* [Task requirements] Without the pictures, extract every line from the start of the material to the line containing "fig.add_artist(frame)", both ends included.

— start Material to process —

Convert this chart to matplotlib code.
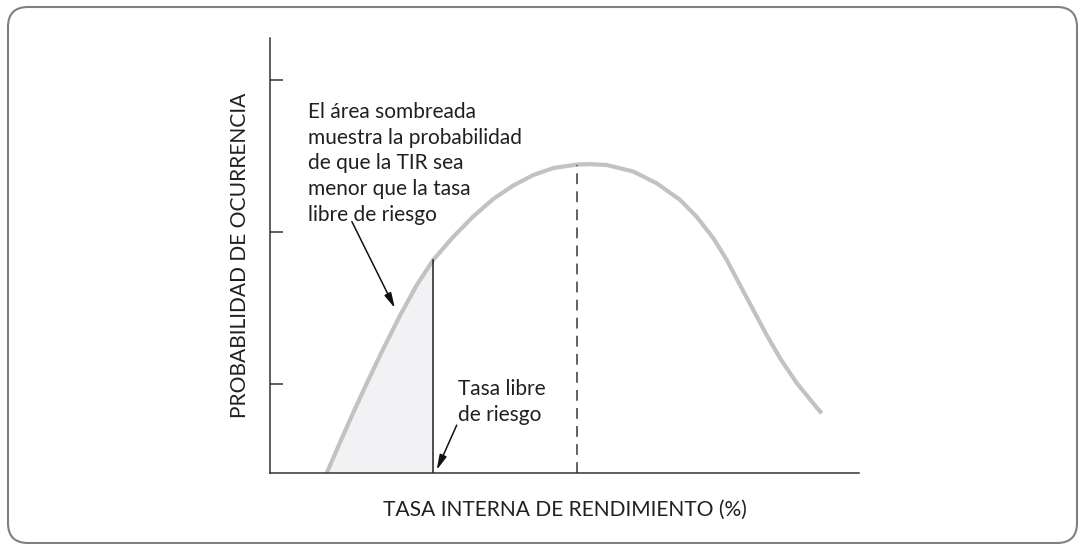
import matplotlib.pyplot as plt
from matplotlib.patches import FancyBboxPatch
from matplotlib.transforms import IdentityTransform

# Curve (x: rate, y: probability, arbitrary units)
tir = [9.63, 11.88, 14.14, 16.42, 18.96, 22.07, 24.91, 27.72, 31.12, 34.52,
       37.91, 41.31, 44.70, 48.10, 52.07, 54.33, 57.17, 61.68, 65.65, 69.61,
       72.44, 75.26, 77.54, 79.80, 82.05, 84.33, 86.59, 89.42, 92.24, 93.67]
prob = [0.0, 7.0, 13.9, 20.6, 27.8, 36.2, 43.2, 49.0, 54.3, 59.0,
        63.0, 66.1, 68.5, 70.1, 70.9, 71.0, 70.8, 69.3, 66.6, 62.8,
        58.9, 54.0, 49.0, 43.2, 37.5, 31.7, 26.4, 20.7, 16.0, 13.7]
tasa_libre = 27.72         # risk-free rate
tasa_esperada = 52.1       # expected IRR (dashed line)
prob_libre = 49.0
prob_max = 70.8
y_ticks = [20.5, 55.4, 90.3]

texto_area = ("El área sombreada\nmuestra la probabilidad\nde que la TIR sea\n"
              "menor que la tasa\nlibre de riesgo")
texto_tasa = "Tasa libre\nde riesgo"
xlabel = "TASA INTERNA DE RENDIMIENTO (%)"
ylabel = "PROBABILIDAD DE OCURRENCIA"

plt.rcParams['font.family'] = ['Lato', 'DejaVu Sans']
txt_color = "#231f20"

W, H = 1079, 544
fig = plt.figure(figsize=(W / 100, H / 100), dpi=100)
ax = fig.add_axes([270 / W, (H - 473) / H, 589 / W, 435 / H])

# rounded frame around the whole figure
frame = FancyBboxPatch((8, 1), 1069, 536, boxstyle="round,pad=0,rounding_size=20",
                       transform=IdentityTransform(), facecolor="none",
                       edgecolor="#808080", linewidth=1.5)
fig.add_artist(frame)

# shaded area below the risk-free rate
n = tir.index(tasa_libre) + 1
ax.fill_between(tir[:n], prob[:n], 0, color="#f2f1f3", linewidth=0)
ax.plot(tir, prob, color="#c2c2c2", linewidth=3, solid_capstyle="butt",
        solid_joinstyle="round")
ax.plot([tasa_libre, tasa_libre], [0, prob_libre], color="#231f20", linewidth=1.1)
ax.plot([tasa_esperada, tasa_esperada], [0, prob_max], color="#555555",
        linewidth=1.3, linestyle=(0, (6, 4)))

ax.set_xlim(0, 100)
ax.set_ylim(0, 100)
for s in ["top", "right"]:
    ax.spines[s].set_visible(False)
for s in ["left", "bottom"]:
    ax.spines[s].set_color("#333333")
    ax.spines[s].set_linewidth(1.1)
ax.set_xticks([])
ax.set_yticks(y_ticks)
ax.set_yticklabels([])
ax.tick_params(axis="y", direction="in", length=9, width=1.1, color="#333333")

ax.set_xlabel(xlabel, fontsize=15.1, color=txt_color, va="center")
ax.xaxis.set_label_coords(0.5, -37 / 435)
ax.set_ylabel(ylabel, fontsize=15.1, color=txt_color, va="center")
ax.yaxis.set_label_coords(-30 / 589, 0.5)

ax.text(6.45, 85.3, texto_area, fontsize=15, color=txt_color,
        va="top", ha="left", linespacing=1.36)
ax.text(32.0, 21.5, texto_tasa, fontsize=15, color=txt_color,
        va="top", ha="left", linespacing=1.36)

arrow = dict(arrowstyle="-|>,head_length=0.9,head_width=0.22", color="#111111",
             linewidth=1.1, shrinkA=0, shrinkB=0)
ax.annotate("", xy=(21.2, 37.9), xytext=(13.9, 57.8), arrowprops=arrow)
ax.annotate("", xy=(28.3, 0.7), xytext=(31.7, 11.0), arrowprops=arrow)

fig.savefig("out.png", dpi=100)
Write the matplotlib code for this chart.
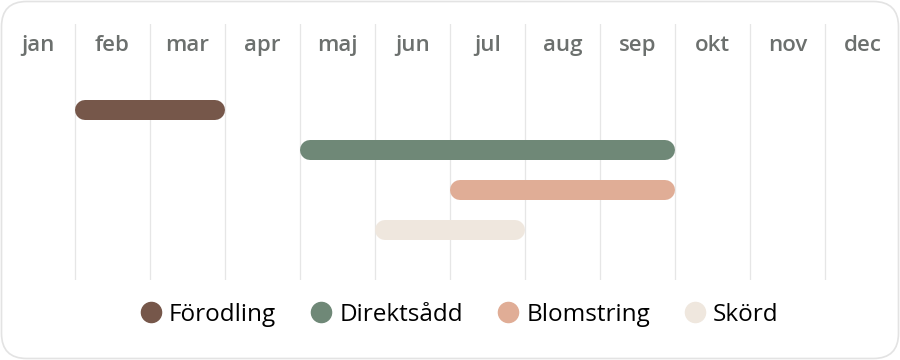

— end Material to process —

* [Reply to the exercise]
Convert this chart to matplotlib code.
import matplotlib.pyplot as plt
from matplotlib.patches import FancyBboxPatch
from matplotlib.transforms import IdentityTransform

# Curve (x: rate, y: probability, arbitrary units)
tir = [9.63, 11.88, 14.14, 16.42, 18.96, 22.07, 24.91, 27.72, 31.12, 34.52,
       37.91, 41.31, 44.70, 48.10, 52.07, 54.33, 57.17, 61.68, 65.65, 69.61,
       72.44, 75.26, 77.54, 79.80, 82.05, 84.33, 86.59, 89.42, 92.24, 93.67]
prob = [0.0, 7.0, 13.9, 20.6, 27.8, 36.2, 43.2, 49.0, 54.3, 59.0,
        63.0, 66.1, 68.5, 70.1, 70.9, 71.0, 70.8, 69.3, 66.6, 62.8,
        58.9, 54.0, 49.0, 43.2, 37.5, 31.7, 26.4, 20.7, 16.0, 13.7]
tasa_libre = 27.72         # risk-free rate
tasa_esperada = 52.1       # expected IRR (dashed line)
prob_libre = 49.0
prob_max = 70.8
y_ticks = [20.5, 55.4, 90.3]

texto_area = ("El área sombreada\nmuestra la probabilidad\nde que la TIR sea\n"
              "menor que la tasa\nlibre de riesgo")
texto_tasa = "Tasa libre\nde riesgo"
xlabel = "TASA INTERNA DE RENDIMIENTO (%)"
ylabel = "PROBABILIDAD DE OCURRENCIA"

plt.rcParams['font.family'] = ['Lato', 'DejaVu Sans']
txt_color = "#231f20"

W, H = 1079, 544
fig = plt.figure(figsize=(W / 100, H / 100), dpi=100)
ax = fig.add_axes([270 / W, (H - 473) / H, 589 / W, 435 / H])

# rounded frame around the whole figure
frame = FancyBboxPatch((8, 1), 1069, 536, boxstyle="round,pad=0,rounding_size=20",
                       transform=IdentityTransform(), facecolor="none",
                       edgecolor="#808080", linewidth=1.5)
fig.add_artist(frame)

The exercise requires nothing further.